A Casablanca, Reuben Yemoh a longtemps milité au sein d'associations afin de venir en aide aux migrants en situation de précarité. «Les réseaux de traite sont très actifs au Nigéria. A la tête de ces structures, on retrouve en général d'anciennes victimes d'exploitation. On les appelle les Madame», explique M. Reuben, également artiste. Avant d'ajouter : «Les réseaux importants, on ne les voit pas. Ils sont actifs entre l'Afrique subsaharienne et l'Europe. Ils passent par le Maroc, mais ne laissent pas de trace. Au Maroc, les femmes victimes de traite dépendent de petits réseaux. Ce sont des femmes qui ont été exploitées durant tout le trajet vers le Maroc. La plupart de ces femmes proviennent du Nigéria, des villages pauvres de la province d'Edo. Avant de prendre la route vers l'Europe, via le Maroc, la jeune femme se soumet à un rituel vaudou où elle doit promettre qu'elle ne va jamais dénoncer son patron». D'après Reuben, les choses se sont améliorées depuis l'opération de régularisation exceptionnelle qui a pris fin le 31 décembre dernier. «Les migrants ne veulent plus vivre dans l'illégalité. Si on leur donne la possibilité de travailler, ils abandonnent toute activité illicite. Même si des réseaux continuent à s'activer dans l'exploitation sexuelle des migrantes, mais aussi pour ramener des personnes pour travailler dans la mendicité ou comme femmes de ménage», conclut M. Reuben.

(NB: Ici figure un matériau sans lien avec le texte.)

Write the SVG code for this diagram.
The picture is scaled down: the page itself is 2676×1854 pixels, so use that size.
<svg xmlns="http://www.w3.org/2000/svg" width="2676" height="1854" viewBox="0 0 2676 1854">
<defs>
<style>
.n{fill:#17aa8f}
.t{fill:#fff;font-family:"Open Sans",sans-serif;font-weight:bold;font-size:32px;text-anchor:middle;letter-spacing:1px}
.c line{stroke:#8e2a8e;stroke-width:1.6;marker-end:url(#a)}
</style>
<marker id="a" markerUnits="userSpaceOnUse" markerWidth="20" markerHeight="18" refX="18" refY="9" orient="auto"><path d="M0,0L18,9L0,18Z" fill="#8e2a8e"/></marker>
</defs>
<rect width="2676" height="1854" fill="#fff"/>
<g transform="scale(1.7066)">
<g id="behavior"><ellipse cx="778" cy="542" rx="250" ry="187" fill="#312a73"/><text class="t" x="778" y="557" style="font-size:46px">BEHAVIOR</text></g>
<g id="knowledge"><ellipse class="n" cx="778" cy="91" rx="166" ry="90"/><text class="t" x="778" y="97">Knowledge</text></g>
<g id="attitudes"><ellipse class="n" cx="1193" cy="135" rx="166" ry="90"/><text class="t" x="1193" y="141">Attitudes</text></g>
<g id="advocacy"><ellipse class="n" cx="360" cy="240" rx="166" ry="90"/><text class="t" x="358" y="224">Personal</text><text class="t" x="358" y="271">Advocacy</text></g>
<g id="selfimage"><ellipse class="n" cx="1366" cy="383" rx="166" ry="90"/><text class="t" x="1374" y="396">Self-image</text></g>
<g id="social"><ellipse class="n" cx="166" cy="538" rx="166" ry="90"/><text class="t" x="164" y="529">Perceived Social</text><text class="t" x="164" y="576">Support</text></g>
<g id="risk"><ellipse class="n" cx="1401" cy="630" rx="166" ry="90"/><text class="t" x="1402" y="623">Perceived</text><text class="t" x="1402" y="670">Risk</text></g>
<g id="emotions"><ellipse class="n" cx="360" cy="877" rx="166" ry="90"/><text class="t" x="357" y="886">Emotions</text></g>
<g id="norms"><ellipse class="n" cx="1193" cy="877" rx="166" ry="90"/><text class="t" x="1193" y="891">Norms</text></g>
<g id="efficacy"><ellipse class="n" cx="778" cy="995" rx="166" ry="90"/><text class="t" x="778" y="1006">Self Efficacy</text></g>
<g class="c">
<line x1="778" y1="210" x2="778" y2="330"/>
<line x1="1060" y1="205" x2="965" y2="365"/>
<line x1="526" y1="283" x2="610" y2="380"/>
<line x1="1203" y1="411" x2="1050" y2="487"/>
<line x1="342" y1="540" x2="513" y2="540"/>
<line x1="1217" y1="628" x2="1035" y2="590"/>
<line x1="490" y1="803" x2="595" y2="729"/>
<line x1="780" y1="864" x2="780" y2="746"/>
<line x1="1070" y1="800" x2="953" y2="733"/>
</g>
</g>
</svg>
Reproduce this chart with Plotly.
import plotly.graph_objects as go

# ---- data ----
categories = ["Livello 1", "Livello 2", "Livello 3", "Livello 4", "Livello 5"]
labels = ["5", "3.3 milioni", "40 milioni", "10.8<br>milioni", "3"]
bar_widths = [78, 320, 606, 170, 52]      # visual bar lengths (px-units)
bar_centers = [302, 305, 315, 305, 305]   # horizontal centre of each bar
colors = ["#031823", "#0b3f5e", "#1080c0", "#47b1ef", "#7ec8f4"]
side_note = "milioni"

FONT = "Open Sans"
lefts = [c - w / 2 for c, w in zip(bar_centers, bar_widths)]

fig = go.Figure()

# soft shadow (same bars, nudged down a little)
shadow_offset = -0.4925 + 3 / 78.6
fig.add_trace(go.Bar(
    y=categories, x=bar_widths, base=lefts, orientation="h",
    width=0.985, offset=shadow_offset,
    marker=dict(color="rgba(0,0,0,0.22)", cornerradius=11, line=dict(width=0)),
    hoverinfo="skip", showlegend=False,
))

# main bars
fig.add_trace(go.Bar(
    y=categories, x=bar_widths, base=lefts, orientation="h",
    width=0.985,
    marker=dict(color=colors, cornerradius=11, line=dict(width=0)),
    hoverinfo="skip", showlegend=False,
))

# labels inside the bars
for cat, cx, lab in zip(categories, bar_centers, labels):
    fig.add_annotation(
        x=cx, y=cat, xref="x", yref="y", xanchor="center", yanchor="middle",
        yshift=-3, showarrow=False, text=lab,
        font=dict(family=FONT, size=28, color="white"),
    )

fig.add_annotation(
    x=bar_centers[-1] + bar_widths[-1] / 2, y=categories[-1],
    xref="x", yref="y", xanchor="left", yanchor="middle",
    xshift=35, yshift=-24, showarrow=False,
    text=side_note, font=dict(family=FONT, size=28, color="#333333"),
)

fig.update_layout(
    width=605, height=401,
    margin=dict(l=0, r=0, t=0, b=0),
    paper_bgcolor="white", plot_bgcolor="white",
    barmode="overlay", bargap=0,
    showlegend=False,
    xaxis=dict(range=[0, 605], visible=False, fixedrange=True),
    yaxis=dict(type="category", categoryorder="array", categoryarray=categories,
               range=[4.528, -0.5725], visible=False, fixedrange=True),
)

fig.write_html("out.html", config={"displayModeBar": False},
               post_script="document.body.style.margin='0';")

Même son de cloche du côté de la plate-forme de protection des migrants : les associations font part de cas de traite et d'exploitation des femmes. «On a constaté le cas de femmes de ménage qui viennent travailler au Maroc. Ils voient leurs passeports confisqués par leurs employeurs et sont soumis à une exploitation professionnelle», explique une assistante sociale dans une des associations de la plate-forme. Mais comment savoir si des femmes sont exploitées par un réseau ou pas ? «Quand on les reçoit, elles sont toujours accompagnées. Elles sont parfois malades, à la recherche de soins médicaux, parfois de nourriture ou de vêtements. Mais on ne peut pas aller plus loin dans la conversation puisque même quand on parvient à leur parler en privé, les membres du réseau sont dans la salle d'attente. C'est parfois un cousin, un membre de la communauté ou un tuteur», ajoute l'assistante sociale. Les victimes font part de séquestration, violence physique, violence sexuelle, des menaces ou encore de la confiscation de documents. Quand elle fait face à une victime de traite ou d'exploitation sexuelle, l'assistante sociale la réfère au HCP ou à l'OIM, des structures qui ont plus de moyens pour prendre en charge ce genre de profil. «Dernièrement, on a remarqué l'arrivée en masse à Rabat de garçons mineurs guinéens. On se demande légitimement s'il n'y a pas de réseau derrière?», s'interroge l'assistante sociale.
A la Fondation Orient Occident, si on ne veut pas minimiser la portée du problème des victimes de traite, on tient toutefois à préciser que ces dernières ne représentent qu'une infime partie de la communauté des migrants subsahariens.
«Il y a des réseaux de trafic de Subsahariens, de Marocains, parfois des réseaux mixtes. Mais, la plupart des Subsahariens en situation irrégulière sont des demandeurs d'aide. Ils ont besoin de notre protection», conclut M. Benhadad.